DESCRIPTION OF THE TASK. Reproduce all the lines below exactly and omit the images.

DATA SEGMENT.
^^^^
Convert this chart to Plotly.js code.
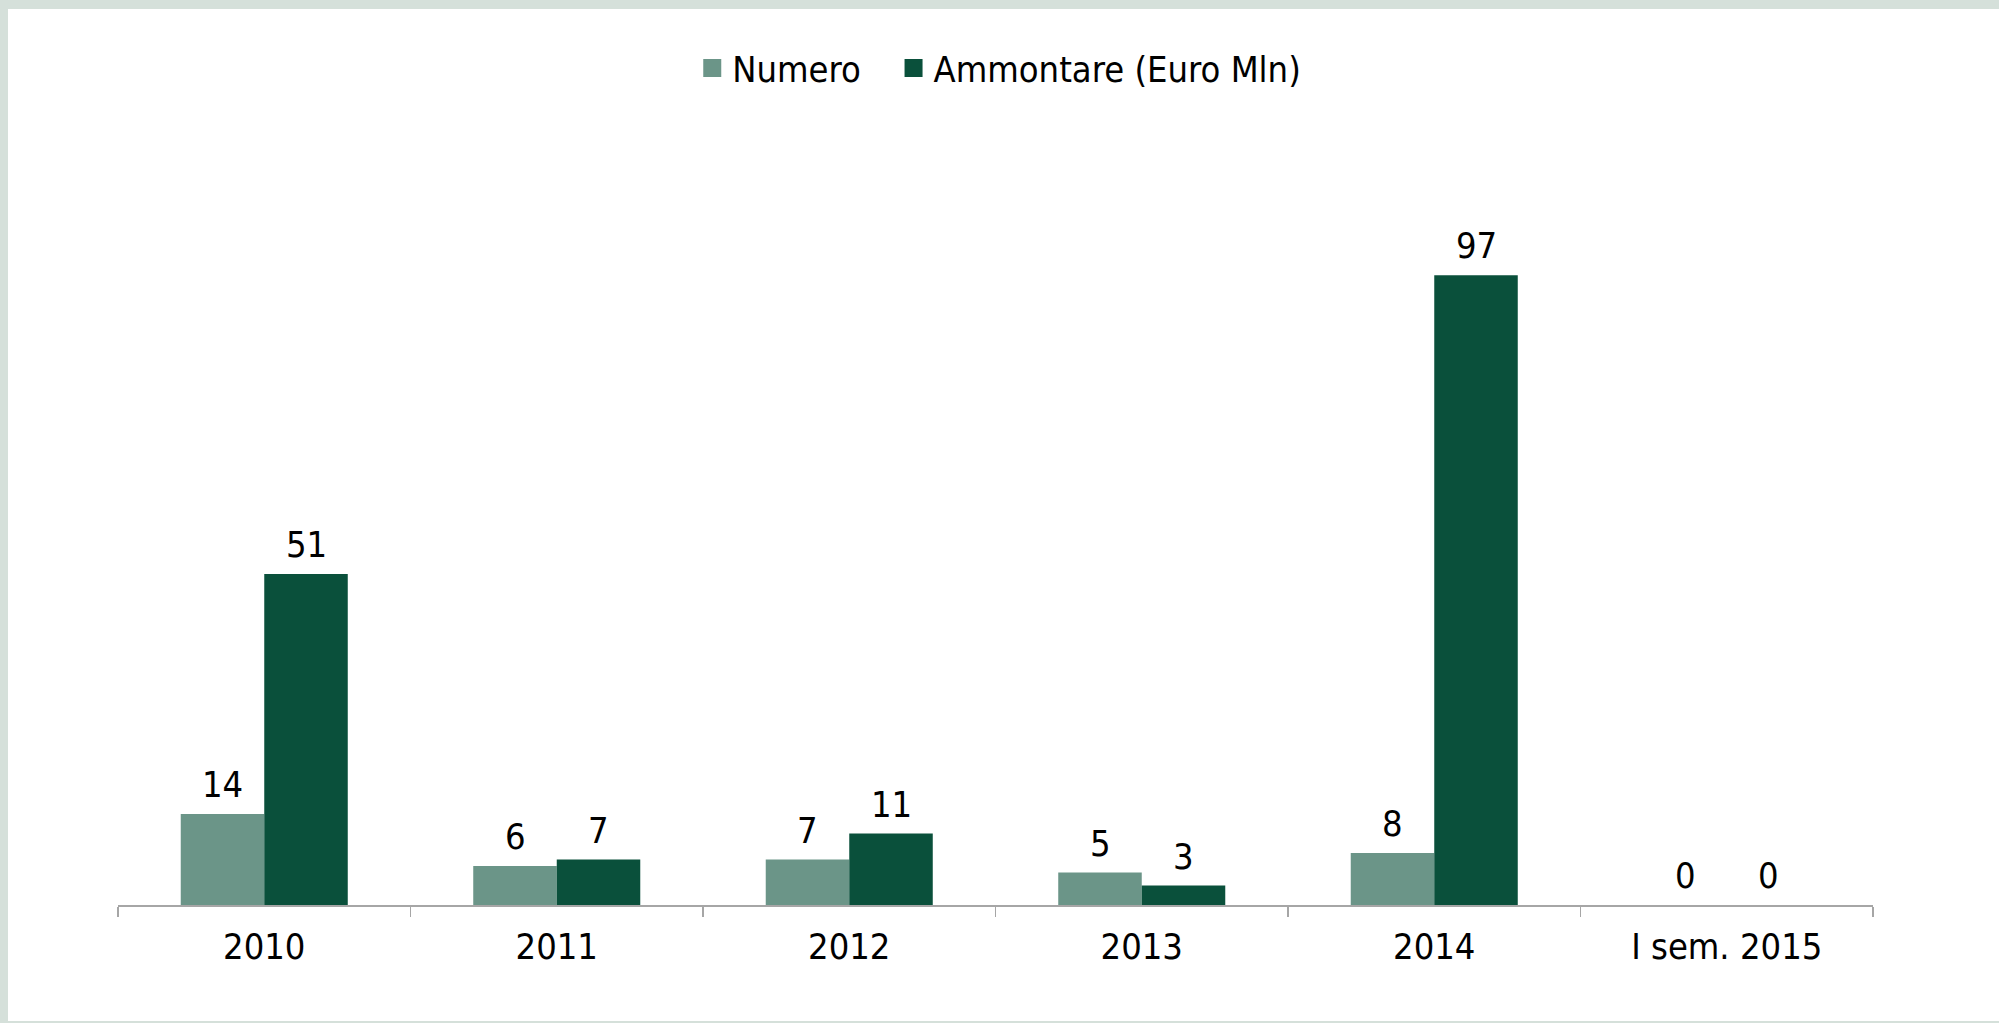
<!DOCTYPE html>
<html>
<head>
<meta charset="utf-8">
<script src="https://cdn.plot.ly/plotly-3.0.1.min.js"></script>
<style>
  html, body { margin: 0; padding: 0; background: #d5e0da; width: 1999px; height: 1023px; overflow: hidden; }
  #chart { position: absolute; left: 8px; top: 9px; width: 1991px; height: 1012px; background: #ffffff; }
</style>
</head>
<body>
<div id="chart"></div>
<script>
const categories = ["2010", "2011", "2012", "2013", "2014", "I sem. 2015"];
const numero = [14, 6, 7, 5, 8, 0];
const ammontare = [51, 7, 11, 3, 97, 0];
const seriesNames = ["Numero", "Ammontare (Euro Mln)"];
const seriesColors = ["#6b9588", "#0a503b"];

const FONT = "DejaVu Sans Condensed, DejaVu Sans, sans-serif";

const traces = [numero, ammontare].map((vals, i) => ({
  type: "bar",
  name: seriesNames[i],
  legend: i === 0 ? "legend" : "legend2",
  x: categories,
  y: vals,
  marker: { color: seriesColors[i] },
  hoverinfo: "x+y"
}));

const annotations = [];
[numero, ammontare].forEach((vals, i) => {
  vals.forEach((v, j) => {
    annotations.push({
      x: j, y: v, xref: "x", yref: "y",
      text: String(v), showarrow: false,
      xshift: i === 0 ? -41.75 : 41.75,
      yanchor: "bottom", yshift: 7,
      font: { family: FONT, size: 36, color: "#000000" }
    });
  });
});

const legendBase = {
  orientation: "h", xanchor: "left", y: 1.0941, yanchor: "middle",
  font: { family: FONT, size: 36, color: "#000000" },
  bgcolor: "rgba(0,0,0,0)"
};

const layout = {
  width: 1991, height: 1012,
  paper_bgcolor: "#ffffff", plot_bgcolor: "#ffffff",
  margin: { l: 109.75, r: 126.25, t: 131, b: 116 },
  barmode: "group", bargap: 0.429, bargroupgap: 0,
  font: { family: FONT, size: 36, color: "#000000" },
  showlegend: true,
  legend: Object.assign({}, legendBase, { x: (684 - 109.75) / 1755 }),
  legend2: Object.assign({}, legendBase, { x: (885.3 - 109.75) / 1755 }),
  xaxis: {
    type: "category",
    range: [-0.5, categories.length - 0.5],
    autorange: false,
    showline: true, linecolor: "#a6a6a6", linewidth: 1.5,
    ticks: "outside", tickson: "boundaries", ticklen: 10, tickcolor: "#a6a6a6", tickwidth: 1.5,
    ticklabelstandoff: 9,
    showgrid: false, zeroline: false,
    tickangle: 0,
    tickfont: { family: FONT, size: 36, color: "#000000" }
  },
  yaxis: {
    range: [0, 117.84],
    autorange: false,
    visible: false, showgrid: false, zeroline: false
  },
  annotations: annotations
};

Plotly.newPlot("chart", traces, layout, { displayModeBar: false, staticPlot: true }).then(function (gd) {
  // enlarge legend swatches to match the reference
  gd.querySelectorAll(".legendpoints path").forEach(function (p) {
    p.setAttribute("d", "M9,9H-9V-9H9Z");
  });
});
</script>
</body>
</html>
^^^^
THE COMPLETED TASK.
Convert this chart to Plotly.js code.
<!DOCTYPE html>
<html>
<head>
<meta charset="utf-8">
<script src="https://cdn.plot.ly/plotly-3.0.1.min.js"></script>
<style>
  html, body { margin: 0; padding: 0; background: #d5e0da; width: 1999px; height: 1023px; overflow: hidden; }
  #chart { position: absolute; left: 8px; top: 9px; width: 1991px; height: 1012px; background: #ffffff; }
</style>
</head>
<body>
<div id="chart"></div>
<script>
const categories = ["2010", "2011", "2012", "2013", "2014", "I sem. 2015"];
const numero = [14, 6, 7, 5, 8, 0];
const ammontare = [51, 7, 11, 3, 97, 0];
const seriesNames = ["Numero", "Ammontare (Euro Mln)"];
const seriesColors = ["#6b9588", "#0a503b"];

const FONT = "DejaVu Sans Condensed, DejaVu Sans, sans-serif";

const traces = [numero, ammontare].map((vals, i) => ({
  type: "bar",
  name: seriesNames[i],
  legend: i === 0 ? "legend" : "legend2",
  x: categories,
  y: vals,
  marker: { color: seriesColors[i] },
  hoverinfo: "x+y"
}));

const annotations = [];
[numero, ammontare].forEach((vals, i) => {
  vals.forEach((v, j) => {
    annotations.push({
      x: j, y: v, xref: "x", yref: "y",
      text: String(v), showarrow: false,
      xshift: i === 0 ? -41.75 : 41.75,
      yanchor: "bottom", yshift: 7,
      font: { family: FONT, size: 36, color: "#000000" }
    });
  });
});

const legendBase = {
  orientation: "h", xanchor: "left", y: 1.0941, yanchor: "middle",
  font: { family: FONT, size: 36, color: "#000000" },
  bgcolor: "rgba(0,0,0,0)"
};

const layout = {
  width: 1991, height: 1012,
  paper_bgcolor: "#ffffff", plot_bgcolor: "#ffffff",
  margin: { l: 109.75, r: 126.25, t: 131, b: 116 },
  barmode: "group", bargap: 0.429, bargroupgap: 0,
  font: { family: FONT, size: 36, color: "#000000" },
  showlegend: true,
  legend: Object.assign({}, legendBase, { x: (684 - 109.75) / 1755 }),
  legend2: Object.assign({}, legendBase, { x: (885.3 - 109.75) / 1755 }),
  xaxis: {
    type: "category",
    range: [-0.5, categories.length - 0.5],
    autorange: false,
    showline: true, linecolor: "#a6a6a6", linewidth: 1.5,
    ticks: "outside", tickson: "boundaries", ticklen: 10, tickcolor: "#a6a6a6", tickwidth: 1.5,
    ticklabelstandoff: 9,
    showgrid: false, zeroline: false,
    tickangle: 0,
    tickfont: { family: FONT, size: 36, color: "#000000" }
  },
  yaxis: {
    range: [0, 117.84],
    autorange: false,
    visible: false, showgrid: false, zeroline: false
  },
  annotations: annotations
};

Plotly.newPlot("chart", traces, layout, { displayModeBar: false, staticPlot: true }).then(function (gd) {
  // enlarge legend swatches to match the reference
  gd.querySelectorAll(".legendpoints path").forEach(function (p) {
    p.setAttribute("d", "M9,9H-9V-9H9Z");
  });
});
</script>
</body>
</html>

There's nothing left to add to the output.